'''

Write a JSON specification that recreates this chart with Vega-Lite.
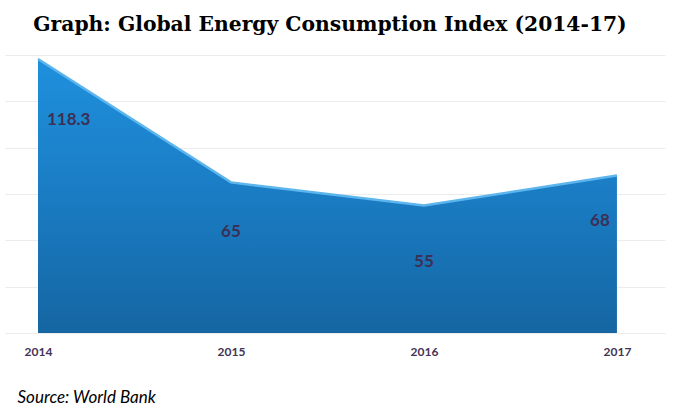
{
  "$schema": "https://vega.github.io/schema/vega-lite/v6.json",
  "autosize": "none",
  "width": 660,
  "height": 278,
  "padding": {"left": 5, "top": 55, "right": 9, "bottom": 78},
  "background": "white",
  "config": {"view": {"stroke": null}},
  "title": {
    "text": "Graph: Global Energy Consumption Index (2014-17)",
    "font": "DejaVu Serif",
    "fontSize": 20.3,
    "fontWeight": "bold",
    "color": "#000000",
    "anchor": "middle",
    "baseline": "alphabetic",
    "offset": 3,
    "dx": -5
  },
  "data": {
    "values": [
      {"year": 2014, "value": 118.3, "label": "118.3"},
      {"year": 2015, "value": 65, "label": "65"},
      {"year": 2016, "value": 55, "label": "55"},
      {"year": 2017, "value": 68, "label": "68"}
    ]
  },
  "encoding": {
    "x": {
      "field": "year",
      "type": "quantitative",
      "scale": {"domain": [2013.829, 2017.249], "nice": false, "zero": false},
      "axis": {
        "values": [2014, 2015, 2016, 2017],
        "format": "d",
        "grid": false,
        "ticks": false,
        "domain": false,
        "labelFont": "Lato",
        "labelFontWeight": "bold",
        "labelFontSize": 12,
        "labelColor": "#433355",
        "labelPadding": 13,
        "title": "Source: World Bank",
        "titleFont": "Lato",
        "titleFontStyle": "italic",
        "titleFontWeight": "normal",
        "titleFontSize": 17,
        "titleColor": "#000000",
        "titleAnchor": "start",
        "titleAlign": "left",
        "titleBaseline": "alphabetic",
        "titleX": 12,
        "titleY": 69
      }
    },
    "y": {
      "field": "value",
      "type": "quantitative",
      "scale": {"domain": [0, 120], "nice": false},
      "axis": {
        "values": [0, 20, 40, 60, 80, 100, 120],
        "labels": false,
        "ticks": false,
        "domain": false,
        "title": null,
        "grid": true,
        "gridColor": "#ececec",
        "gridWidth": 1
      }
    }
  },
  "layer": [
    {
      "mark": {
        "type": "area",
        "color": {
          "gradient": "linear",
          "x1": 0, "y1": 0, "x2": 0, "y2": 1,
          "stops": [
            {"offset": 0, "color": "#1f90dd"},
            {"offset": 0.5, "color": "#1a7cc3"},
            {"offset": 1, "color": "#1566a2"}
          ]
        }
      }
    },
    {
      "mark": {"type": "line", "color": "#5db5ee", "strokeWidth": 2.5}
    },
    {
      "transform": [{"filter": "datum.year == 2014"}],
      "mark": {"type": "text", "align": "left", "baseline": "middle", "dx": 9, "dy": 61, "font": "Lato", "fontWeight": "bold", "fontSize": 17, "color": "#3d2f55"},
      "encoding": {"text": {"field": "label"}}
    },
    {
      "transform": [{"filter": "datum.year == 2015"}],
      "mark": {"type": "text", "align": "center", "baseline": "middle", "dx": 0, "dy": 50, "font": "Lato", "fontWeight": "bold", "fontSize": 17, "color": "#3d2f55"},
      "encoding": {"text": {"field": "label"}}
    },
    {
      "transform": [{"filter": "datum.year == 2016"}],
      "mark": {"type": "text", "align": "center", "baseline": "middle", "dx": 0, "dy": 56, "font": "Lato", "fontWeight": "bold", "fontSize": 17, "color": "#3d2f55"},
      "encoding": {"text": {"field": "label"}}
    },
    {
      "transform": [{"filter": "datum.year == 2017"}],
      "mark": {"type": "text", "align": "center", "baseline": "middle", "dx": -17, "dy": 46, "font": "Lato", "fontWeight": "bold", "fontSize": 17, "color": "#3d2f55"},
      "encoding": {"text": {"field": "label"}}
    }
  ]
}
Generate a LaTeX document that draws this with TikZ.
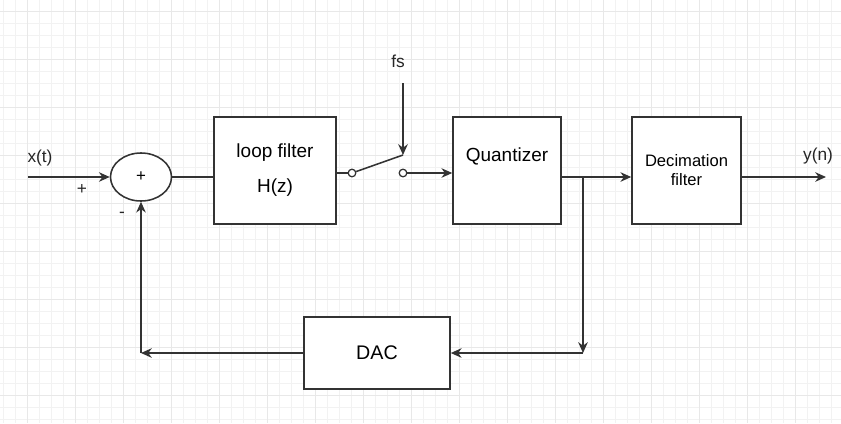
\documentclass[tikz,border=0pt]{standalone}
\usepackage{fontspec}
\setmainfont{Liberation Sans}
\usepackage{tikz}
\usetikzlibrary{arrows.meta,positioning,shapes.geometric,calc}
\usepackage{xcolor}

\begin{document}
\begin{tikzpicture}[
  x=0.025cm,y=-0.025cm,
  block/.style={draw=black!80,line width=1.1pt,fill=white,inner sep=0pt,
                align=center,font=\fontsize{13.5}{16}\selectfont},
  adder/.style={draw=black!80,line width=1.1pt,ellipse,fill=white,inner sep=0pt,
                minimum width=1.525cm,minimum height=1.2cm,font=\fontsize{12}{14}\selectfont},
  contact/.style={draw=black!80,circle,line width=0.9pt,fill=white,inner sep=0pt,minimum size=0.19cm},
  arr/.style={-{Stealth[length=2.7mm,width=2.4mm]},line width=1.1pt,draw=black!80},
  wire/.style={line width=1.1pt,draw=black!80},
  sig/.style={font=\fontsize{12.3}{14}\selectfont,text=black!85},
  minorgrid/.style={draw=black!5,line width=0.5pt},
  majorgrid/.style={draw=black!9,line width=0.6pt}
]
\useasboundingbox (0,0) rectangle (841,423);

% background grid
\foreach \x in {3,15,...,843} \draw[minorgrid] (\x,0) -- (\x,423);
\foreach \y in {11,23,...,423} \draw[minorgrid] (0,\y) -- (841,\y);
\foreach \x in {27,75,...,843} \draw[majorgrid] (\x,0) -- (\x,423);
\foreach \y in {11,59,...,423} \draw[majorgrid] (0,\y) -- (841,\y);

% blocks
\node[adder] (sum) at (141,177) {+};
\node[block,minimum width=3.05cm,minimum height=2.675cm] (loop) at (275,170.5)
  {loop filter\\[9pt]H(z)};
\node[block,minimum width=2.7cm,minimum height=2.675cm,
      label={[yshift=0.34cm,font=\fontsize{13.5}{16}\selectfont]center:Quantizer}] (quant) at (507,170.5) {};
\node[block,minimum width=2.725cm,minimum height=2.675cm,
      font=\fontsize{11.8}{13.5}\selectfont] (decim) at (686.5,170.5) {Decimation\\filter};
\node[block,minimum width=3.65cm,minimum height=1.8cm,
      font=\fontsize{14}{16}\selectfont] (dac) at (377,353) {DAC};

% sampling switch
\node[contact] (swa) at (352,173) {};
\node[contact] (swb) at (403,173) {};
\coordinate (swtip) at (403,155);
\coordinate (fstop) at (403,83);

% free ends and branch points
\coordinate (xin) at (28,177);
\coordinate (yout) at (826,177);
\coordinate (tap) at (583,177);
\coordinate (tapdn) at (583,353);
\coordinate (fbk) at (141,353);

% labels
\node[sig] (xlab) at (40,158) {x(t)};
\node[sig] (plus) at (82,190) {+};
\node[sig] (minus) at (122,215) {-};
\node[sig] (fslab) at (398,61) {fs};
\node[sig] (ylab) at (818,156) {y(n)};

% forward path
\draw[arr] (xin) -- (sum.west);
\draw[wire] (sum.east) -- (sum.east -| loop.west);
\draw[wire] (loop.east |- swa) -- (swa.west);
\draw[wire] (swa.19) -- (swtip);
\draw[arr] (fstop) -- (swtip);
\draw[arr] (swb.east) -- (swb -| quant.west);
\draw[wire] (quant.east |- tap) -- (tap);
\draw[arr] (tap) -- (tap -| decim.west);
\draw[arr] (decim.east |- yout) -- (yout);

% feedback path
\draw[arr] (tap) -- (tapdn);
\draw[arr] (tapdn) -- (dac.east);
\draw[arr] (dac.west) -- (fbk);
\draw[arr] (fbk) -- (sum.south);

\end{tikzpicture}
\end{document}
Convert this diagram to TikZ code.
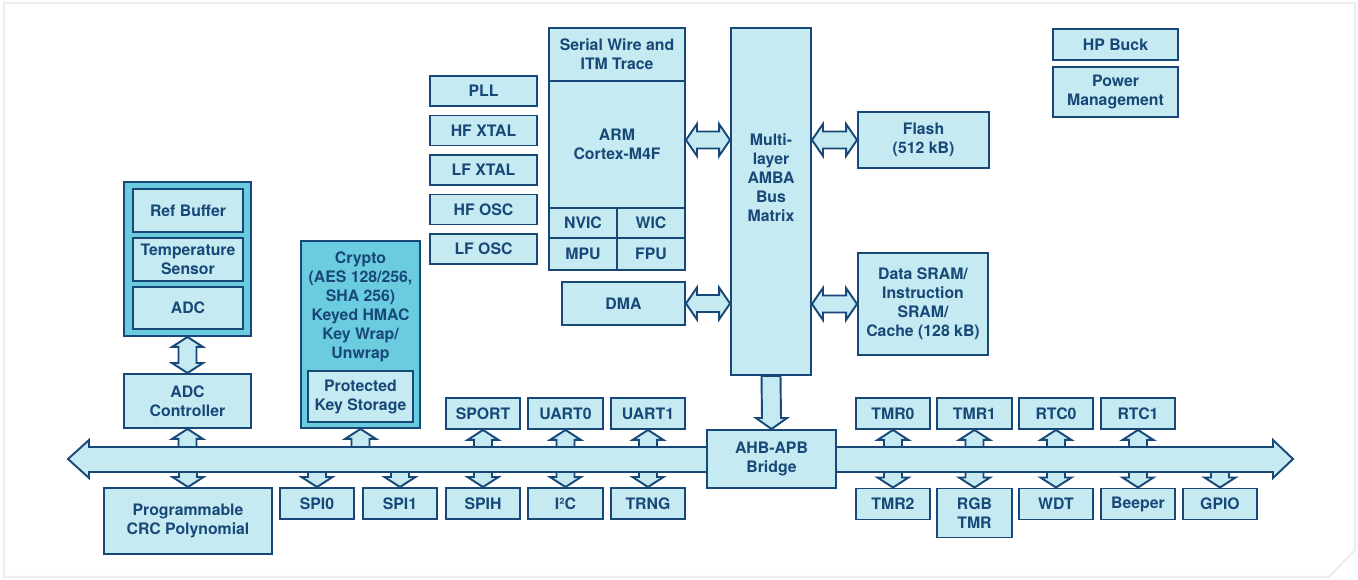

'''

WRITTEN REQUEST: Using the records above, gather all lines where the string "with" is present.

SOLUTION TO THIS EXERCISE:
Write a JSON specification that recreates this chart with Vega-Lite.
Generate a LaTeX document that draws this with TikZ.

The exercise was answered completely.